More on Seeing Dead People
I’m starting to think I’m obsessed with seeing dead people. I’m still trying to figure out the depiction of the dead in the Gilgamesh Epic:
to the house whose residents are deprived of light,
where soil is there sustenance and clay their food,
where they are clad like birds in coats of feathers,
and see no light, but dwell in darkness.
(Tablet VII: 187-90; Andrew George’s translation, p. 61)
I’ve finally gotten around to reading Dina Katz’s The Image of the Netherworld in the Sumerian Sources. In a footnote she addresses the mysterious depiction of the dead as “clad like birds in coats of feathers” in Sumerian and Akkadian literature.
The idea that spirits were clad in feathers like birds is perplexing.

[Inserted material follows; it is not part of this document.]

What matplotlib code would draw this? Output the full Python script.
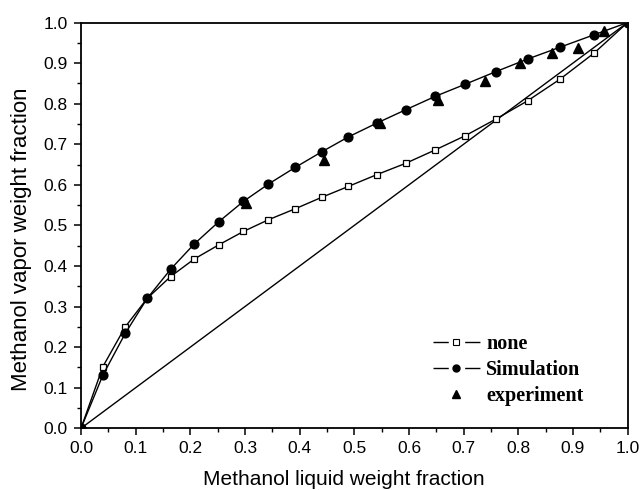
import matplotlib
matplotlib.use("Agg")
import matplotlib.pyplot as plt
from matplotlib.lines import Line2D
from matplotlib.legend_handler import HandlerTuple
from matplotlib.ticker import MultipleLocator

x_liquid = [0.0, 0.040, 0.081, 0.121, 0.164, 0.207, 0.252, 0.297, 0.343, 0.392, 0.440,
            0.489, 0.541, 0.594, 0.648, 0.703, 0.759, 0.817, 0.876, 0.939, 1.0]
y_none = [0.0, 0.152, 0.250, 0.320, 0.374, 0.417, 0.452, 0.485, 0.514, 0.541, 0.569,
          0.596, 0.625, 0.653, 0.686, 0.721, 0.762, 0.807, 0.860, 0.925, 1.0]
y_sim = [0.0, 0.131, 0.234, 0.320, 0.392, 0.454, 0.509, 0.559, 0.602, 0.643, 0.681,
         0.718, 0.752, 0.785, 0.818, 0.848, 0.879, 0.910, 0.939, 0.970, 1.0]
x_exp = [0.301, 0.445, 0.547, 0.654, 0.740, 0.803, 0.861, 0.910, 0.957]
y_exp = [0.555, 0.660, 0.752, 0.809, 0.856, 0.900, 0.926, 0.937, 0.978]
diag = [0.0, 1.0]

plt.rcParams['font.family'] = ['Liberation Sans', 'DejaVu Sans']

fig = plt.figure(figsize=(6.43, 4.9), dpi=100)
ax = fig.add_axes([0.126, 0.126, 0.85, 0.828])

ax.plot(diag, diag, color="black", lw=1.0)
ax.plot(x_liquid, y_none, color="black", lw=1.0, marker="s", ms=5,
        mfc="white", mec="black", mew=0.9)
ax.plot(x_liquid, y_sim, color="black", lw=1.0, marker="o", ms=6.3,
        mfc="black", mec="black")
ax.plot(x_exp, y_exp, ls="none", marker="^", ms=7, color="black")

ax.set_xlim(0, 1)
ax.set_ylim(0, 1)
ax.xaxis.set_major_locator(MultipleLocator(0.1))
ax.yaxis.set_major_locator(MultipleLocator(0.1))
ax.xaxis.set_minor_locator(MultipleLocator(0.05))
ax.yaxis.set_minor_locator(MultipleLocator(0.05))
ax.tick_params(which="major", direction="out", length=5, width=1.1, labelsize=12.5, pad=4.5)
ax.tick_params(which="minor", direction="out", length=3, width=1.0)
for s in ax.spines.values():
    s.set_linewidth(1.3)

ax.set_xlabel("Methanol liquid weight fraction", fontsize=15)
ax.set_ylabel("Methanol vapor weight fraction", fontsize=16)
ax.xaxis.set_label_coords(0.481, -0.103)
ax.yaxis.set_label_coords(-0.089, 0.467)

# legend: line - gap - marker - gap - line
dash = (0, (11, 11.8, 11, 100))
h_none = (Line2D([], [], color="black", lw=1.0, ls=dash),
          Line2D([], [], ls="none", marker="s", ms=4, mfc="white", mec="black", mew=0.8))
h_sim = (Line2D([], [], color="black", lw=1.0, ls=dash),
         Line2D([], [], ls="none", marker="o", ms=5, color="black"))
h_exp = Line2D([], [], ls="none", marker="^", ms=5.5, color="black")
ax.legend([h_none, h_sim, h_exp], ["none", "Simulation", "experiment"],
          handler_map={tuple: HandlerTuple(ndivide=1)},
          loc="upper left", bbox_to_anchor=(0.644, 0.232), frameon=False,
          borderpad=0, borderaxespad=0, handlelength=2.33, handletextpad=0.3,
          labelspacing=0.3,
          prop={"family": "Liberation Serif", "weight": "bold", "size": 14.5})

plt.savefig("out.png", dpi=100)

As far as we can gather from Sumerian literature and archaeological finds, the dead were dressed normally. Perhaps the image of birds derived from the notion that the spirit is in an ethereal state like the wind and by association it blows or flies. (p. 228 n. 92)
Katz’s hypothesis corresponds to one my own musings on the depiction of the dead in Gilgamesh (see previous discussion here).
However, I don’t see a lot of evidence for her (and my) theory in Katz’s text. On pp. 337-345 Katz transcribes, translates and comments on six Sumerian incantations against evil Netherworld spirits. None mention bird imagery, blowing or flying. Akkadian descriptions of such Netherworld figures as Ereshkigal and Lamashtu involve avian imagery, but most of this material is later than the Sumerian texts.
Probably it’s best to leave it with Katz’s first comment on these depiction: it certainly is perplexing.